Data:
● ● ● ●

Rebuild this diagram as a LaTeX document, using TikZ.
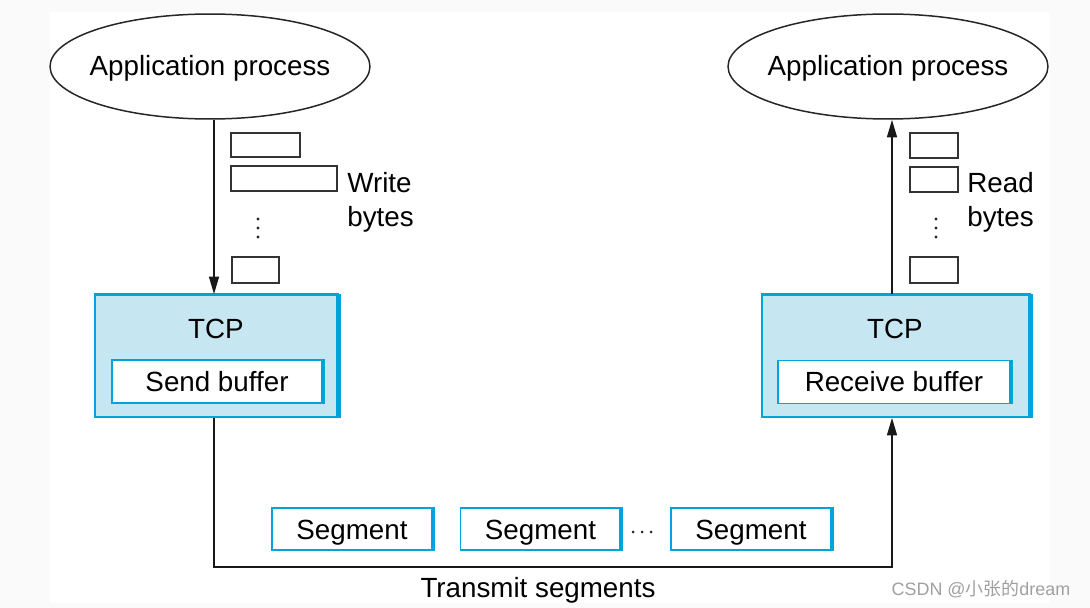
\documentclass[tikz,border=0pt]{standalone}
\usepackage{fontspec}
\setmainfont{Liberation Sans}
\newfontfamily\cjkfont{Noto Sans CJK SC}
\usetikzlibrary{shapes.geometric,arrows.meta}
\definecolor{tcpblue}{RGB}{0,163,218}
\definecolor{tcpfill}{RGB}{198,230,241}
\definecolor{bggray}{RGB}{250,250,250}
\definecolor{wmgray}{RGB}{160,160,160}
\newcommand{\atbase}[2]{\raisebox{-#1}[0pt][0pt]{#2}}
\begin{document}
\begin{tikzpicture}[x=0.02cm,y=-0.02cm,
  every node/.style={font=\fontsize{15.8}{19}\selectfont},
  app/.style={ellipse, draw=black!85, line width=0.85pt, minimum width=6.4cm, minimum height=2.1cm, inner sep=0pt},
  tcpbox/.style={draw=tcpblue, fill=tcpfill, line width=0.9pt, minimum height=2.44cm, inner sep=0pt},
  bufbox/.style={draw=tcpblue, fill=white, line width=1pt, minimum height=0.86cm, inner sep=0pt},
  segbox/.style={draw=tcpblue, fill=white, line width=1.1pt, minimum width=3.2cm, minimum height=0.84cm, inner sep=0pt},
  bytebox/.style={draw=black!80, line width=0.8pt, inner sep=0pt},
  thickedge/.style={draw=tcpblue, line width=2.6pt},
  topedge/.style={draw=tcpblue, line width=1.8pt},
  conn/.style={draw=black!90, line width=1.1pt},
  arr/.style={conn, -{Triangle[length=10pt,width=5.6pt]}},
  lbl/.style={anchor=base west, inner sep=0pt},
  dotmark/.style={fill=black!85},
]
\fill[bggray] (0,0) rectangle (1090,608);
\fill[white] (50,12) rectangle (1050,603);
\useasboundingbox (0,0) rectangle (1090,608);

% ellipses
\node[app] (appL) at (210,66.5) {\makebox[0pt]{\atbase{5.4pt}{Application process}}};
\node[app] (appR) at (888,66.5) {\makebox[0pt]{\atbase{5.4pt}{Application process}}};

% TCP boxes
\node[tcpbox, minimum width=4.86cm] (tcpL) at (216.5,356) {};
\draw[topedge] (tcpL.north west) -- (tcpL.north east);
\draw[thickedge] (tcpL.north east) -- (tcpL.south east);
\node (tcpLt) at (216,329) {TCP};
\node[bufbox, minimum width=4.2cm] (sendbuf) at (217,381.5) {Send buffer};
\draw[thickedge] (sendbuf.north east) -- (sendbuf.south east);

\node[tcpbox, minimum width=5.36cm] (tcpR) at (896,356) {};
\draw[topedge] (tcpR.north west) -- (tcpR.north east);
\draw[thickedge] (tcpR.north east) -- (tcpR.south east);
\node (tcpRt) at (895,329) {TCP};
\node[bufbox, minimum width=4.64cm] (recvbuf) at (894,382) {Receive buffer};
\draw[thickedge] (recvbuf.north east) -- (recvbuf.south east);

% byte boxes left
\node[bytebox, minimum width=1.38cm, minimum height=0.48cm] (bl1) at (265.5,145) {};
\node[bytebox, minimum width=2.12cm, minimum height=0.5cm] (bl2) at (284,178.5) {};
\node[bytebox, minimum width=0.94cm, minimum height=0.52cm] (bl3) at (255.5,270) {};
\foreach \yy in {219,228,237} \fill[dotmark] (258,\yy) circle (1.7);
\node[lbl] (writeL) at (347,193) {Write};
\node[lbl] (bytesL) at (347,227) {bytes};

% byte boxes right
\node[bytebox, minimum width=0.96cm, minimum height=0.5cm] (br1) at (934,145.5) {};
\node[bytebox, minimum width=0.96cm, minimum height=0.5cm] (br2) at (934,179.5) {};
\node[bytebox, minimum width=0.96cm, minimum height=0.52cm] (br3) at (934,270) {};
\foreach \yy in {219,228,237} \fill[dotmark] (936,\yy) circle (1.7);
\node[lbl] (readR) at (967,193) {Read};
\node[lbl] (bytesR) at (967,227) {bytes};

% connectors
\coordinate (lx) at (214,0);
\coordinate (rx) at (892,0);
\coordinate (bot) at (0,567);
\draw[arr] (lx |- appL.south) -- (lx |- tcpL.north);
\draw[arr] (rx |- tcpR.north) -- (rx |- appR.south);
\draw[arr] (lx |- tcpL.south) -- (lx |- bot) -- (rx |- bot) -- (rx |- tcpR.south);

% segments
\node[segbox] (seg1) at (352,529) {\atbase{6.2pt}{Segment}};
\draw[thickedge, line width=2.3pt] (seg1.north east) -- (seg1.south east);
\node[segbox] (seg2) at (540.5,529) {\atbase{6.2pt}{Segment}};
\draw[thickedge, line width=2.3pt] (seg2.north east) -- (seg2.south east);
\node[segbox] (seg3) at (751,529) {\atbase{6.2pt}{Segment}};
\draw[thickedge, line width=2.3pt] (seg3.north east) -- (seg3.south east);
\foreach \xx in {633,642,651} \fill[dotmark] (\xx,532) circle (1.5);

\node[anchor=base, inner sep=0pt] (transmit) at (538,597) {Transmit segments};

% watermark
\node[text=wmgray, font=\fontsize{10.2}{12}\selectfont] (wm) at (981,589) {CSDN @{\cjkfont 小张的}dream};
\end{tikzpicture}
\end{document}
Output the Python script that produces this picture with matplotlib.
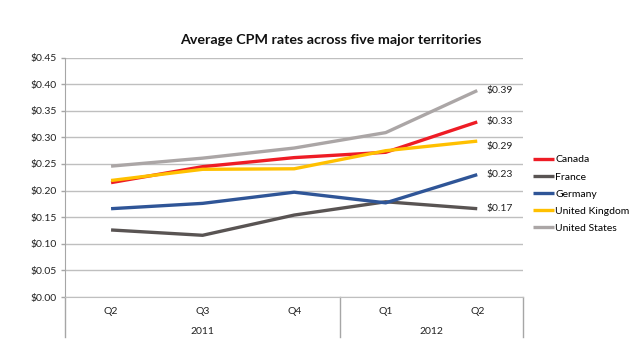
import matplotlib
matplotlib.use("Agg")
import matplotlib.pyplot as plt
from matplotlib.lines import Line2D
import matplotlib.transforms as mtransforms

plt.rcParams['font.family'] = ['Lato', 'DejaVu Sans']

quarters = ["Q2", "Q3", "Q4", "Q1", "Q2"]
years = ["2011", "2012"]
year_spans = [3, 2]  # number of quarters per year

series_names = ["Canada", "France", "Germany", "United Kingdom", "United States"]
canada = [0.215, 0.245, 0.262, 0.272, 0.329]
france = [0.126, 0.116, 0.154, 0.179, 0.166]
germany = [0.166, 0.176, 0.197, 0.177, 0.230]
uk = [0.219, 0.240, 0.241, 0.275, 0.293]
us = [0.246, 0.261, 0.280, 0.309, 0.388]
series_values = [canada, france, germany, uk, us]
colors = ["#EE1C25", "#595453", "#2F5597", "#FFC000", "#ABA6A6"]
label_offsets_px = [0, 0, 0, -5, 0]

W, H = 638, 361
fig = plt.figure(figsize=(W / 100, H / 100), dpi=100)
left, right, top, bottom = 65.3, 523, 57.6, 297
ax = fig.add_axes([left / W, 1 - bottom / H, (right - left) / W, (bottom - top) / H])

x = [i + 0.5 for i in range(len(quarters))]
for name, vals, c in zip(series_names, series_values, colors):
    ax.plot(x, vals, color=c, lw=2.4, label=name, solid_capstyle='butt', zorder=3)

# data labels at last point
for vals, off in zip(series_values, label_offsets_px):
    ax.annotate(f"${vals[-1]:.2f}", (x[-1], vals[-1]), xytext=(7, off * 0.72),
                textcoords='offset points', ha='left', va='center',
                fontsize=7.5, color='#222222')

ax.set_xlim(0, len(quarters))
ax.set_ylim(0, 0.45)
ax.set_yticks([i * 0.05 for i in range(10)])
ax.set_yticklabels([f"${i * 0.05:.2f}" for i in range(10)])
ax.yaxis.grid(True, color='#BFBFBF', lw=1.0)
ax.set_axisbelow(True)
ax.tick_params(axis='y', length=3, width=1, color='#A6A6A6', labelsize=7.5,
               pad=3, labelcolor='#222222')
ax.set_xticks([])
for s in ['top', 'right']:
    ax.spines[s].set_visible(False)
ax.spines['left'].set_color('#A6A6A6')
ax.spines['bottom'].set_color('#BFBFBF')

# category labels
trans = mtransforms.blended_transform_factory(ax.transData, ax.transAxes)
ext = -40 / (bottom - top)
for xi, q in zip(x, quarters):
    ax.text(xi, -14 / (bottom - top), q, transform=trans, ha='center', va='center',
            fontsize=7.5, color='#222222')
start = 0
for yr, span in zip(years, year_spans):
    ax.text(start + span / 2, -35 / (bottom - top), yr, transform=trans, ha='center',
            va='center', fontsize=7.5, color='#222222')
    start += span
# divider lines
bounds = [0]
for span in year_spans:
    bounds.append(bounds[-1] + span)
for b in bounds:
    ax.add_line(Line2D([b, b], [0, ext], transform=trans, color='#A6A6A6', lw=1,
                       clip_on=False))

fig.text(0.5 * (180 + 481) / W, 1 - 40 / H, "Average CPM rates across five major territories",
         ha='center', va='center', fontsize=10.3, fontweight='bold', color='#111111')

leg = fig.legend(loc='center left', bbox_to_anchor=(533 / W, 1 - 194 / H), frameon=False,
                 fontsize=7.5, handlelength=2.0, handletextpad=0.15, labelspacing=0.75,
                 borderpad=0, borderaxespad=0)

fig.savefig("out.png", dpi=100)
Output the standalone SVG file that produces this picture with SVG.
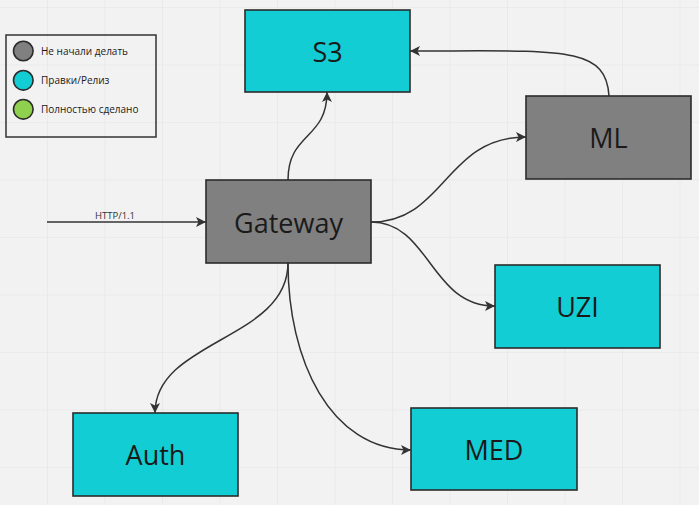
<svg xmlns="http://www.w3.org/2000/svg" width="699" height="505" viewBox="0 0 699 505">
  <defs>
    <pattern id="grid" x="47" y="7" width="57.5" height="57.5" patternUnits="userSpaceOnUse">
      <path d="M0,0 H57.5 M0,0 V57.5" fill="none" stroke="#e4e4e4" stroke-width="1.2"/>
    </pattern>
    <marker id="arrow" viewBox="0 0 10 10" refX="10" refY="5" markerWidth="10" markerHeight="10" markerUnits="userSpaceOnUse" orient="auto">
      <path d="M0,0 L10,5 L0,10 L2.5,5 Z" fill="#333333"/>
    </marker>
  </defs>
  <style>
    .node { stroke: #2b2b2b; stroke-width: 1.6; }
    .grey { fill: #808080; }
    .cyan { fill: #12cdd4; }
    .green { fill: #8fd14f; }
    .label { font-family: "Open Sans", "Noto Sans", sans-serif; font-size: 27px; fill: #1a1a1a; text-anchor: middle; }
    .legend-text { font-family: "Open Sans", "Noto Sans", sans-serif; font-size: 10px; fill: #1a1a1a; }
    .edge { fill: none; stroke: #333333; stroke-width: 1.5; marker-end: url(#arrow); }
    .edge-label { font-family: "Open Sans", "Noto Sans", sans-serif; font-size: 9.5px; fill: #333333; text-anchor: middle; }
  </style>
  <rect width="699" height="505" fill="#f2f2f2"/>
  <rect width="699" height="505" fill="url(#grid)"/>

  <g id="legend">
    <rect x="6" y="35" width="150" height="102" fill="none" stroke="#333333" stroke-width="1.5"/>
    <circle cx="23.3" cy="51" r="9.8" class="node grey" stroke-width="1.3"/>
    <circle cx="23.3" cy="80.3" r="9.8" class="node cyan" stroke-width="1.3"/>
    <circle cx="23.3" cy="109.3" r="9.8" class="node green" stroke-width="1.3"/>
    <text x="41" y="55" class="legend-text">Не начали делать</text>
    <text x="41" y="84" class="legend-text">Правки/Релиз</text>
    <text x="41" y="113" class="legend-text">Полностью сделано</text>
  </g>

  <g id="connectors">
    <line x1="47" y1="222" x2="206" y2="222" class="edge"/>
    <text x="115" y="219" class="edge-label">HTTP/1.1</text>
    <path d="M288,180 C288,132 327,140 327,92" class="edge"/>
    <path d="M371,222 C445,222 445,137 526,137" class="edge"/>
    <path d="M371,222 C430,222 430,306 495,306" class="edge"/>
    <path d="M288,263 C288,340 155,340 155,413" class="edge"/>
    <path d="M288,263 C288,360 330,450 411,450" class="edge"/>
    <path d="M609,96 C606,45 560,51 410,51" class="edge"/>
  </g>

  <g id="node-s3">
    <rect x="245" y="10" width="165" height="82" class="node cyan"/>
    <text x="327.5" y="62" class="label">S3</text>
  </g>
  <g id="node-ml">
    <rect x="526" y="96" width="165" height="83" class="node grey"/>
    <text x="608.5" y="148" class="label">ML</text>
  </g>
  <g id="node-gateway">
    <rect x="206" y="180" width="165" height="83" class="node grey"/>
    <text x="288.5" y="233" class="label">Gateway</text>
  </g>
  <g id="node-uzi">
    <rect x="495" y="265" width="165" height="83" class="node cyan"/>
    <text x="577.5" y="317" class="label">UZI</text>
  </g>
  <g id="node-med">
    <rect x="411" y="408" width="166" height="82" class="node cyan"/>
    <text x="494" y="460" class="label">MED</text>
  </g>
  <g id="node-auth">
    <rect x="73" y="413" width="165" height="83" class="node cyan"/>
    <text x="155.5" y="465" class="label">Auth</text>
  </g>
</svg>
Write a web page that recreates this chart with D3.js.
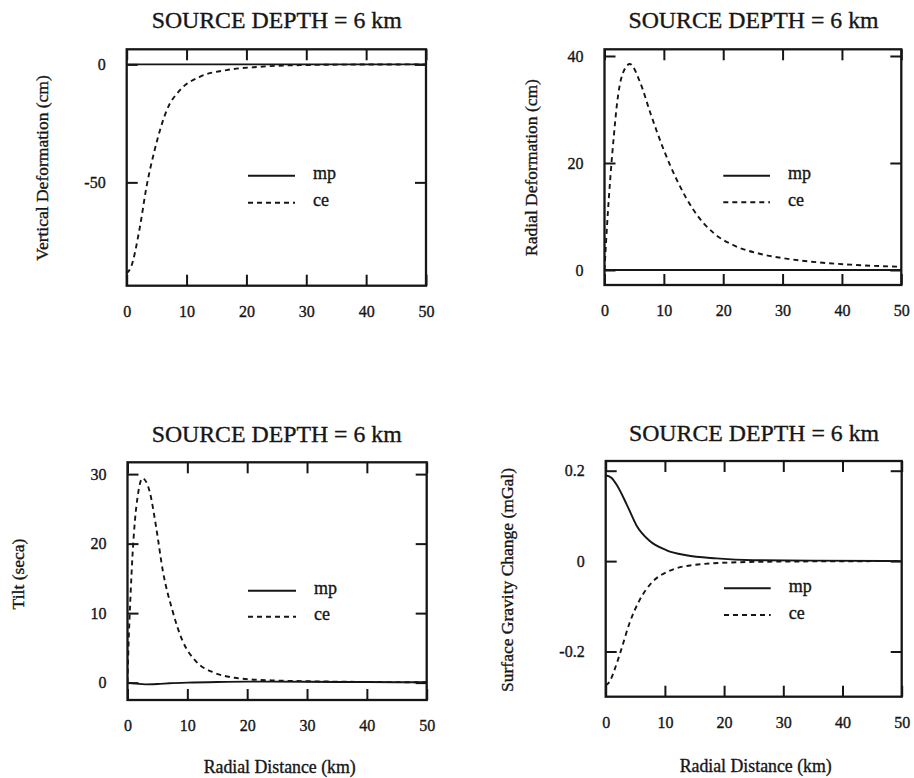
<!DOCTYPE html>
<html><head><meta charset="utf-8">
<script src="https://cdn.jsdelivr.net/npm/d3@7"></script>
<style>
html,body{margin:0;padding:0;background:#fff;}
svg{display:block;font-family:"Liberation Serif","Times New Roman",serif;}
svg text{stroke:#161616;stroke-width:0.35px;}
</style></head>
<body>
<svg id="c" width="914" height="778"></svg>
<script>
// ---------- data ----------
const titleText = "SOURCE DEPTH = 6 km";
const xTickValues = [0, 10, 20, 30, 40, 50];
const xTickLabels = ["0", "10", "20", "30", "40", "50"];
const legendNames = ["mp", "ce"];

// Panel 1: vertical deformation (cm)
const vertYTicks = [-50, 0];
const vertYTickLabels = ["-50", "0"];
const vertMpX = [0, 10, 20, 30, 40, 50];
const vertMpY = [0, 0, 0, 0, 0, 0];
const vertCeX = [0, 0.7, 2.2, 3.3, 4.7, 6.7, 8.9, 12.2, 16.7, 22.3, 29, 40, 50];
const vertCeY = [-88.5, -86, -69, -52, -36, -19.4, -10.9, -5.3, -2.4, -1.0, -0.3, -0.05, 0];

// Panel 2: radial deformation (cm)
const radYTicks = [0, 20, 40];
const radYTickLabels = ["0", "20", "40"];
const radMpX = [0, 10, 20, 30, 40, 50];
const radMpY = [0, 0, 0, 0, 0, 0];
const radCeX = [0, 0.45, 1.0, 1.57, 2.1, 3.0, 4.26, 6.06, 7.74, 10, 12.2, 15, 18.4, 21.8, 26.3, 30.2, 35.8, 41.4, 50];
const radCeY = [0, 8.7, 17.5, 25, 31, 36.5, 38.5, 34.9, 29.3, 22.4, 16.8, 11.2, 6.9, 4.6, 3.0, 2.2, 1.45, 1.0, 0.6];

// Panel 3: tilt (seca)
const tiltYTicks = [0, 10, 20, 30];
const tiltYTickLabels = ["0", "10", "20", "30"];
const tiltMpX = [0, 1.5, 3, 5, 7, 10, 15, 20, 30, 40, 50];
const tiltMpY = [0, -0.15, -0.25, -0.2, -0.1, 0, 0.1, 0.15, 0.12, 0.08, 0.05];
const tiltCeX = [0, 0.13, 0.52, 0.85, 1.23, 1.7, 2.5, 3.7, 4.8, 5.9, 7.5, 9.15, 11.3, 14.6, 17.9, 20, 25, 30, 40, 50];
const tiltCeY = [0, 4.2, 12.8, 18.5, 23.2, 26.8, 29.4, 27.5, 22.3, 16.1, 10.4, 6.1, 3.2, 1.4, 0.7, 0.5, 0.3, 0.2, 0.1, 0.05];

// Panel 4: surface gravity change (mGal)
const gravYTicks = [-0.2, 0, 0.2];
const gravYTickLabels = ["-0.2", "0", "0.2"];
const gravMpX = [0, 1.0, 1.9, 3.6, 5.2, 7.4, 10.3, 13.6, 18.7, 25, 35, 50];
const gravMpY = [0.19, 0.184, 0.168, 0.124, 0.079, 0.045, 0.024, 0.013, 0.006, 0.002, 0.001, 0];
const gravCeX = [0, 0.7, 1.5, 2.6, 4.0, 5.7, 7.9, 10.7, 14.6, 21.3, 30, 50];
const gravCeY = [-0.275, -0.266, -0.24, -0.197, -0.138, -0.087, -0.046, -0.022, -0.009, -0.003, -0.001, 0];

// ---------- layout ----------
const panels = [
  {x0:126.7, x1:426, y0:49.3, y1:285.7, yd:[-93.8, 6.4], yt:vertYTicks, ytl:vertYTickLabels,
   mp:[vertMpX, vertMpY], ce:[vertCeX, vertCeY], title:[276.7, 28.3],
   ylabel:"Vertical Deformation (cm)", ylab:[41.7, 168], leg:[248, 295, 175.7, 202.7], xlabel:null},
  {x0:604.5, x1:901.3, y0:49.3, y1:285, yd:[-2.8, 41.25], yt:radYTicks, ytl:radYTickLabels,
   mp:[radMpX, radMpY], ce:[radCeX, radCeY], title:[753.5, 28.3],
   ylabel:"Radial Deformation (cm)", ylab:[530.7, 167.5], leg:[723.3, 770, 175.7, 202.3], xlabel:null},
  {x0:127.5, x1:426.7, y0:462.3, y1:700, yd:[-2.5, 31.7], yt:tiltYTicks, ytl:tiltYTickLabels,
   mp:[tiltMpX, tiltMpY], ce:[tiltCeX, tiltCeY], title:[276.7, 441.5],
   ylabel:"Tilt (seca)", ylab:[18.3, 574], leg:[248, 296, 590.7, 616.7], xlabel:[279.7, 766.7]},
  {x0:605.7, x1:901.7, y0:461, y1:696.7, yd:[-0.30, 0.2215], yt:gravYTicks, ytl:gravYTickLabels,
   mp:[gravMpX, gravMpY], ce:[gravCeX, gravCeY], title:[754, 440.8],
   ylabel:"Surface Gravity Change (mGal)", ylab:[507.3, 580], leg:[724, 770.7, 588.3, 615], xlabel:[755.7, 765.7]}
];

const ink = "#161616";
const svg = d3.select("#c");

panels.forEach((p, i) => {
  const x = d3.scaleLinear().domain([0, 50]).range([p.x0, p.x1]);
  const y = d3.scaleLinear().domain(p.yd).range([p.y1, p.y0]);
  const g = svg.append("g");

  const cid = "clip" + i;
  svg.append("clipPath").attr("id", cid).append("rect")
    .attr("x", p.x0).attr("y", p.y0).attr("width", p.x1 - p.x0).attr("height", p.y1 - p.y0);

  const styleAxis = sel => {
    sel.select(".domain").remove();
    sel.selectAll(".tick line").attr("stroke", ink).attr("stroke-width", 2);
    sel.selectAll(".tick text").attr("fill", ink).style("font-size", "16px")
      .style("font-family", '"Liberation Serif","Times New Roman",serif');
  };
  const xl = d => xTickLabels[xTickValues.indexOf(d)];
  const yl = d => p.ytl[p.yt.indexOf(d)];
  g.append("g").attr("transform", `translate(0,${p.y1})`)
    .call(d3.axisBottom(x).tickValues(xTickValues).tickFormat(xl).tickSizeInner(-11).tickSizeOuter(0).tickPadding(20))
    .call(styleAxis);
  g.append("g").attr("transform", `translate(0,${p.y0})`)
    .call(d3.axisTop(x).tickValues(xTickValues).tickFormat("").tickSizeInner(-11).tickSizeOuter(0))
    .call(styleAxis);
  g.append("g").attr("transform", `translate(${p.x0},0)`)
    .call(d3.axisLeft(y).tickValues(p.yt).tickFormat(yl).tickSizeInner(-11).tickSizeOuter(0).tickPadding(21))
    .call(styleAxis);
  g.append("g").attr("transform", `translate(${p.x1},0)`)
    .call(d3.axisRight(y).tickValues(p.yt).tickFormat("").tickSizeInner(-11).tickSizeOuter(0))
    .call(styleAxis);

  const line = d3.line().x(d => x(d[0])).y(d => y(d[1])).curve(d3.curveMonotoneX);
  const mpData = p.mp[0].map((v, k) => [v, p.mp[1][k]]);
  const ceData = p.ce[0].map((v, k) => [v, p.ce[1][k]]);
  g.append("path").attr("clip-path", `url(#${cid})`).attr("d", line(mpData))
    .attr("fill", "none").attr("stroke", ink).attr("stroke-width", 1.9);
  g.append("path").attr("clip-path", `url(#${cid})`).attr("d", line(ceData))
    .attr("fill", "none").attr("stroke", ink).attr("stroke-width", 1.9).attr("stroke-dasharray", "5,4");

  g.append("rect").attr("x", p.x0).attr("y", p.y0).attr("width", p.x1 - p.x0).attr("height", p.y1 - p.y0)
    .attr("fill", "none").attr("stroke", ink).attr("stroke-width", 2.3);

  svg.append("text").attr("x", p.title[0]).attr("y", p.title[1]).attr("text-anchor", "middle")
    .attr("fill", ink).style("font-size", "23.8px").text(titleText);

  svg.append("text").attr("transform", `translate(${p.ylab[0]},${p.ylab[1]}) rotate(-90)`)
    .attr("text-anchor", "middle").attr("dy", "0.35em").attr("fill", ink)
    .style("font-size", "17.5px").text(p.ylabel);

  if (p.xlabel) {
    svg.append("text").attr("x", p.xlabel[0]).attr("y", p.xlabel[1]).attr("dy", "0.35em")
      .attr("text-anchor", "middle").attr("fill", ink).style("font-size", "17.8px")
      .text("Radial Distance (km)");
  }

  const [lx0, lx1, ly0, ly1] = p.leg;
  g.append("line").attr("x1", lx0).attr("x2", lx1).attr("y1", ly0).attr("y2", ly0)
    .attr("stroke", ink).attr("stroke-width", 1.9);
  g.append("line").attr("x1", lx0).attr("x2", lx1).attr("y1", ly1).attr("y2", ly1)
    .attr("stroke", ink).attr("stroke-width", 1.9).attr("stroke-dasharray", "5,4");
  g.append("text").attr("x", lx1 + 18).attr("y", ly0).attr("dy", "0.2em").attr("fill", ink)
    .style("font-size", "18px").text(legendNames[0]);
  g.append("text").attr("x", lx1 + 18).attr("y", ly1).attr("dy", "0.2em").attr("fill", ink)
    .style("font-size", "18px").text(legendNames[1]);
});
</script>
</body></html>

● ● ● ●

Task prompt:
Both the line with "Output the Python" and the line with "plt.rcParams['font.family'] = ['Lato', 'DejaVu" belong in the copy, along with every line between them; set them down exactly and skip the pictures.

The reply:
Output the Python script that produces this picture with matplotlib.
import matplotlib
matplotlib.use("Agg")
import matplotlib.pyplot as plt
from matplotlib.lines import Line2D
import matplotlib.transforms as mtransforms

plt.rcParams['font.family'] = ['Lato', 'DejaVu Sans']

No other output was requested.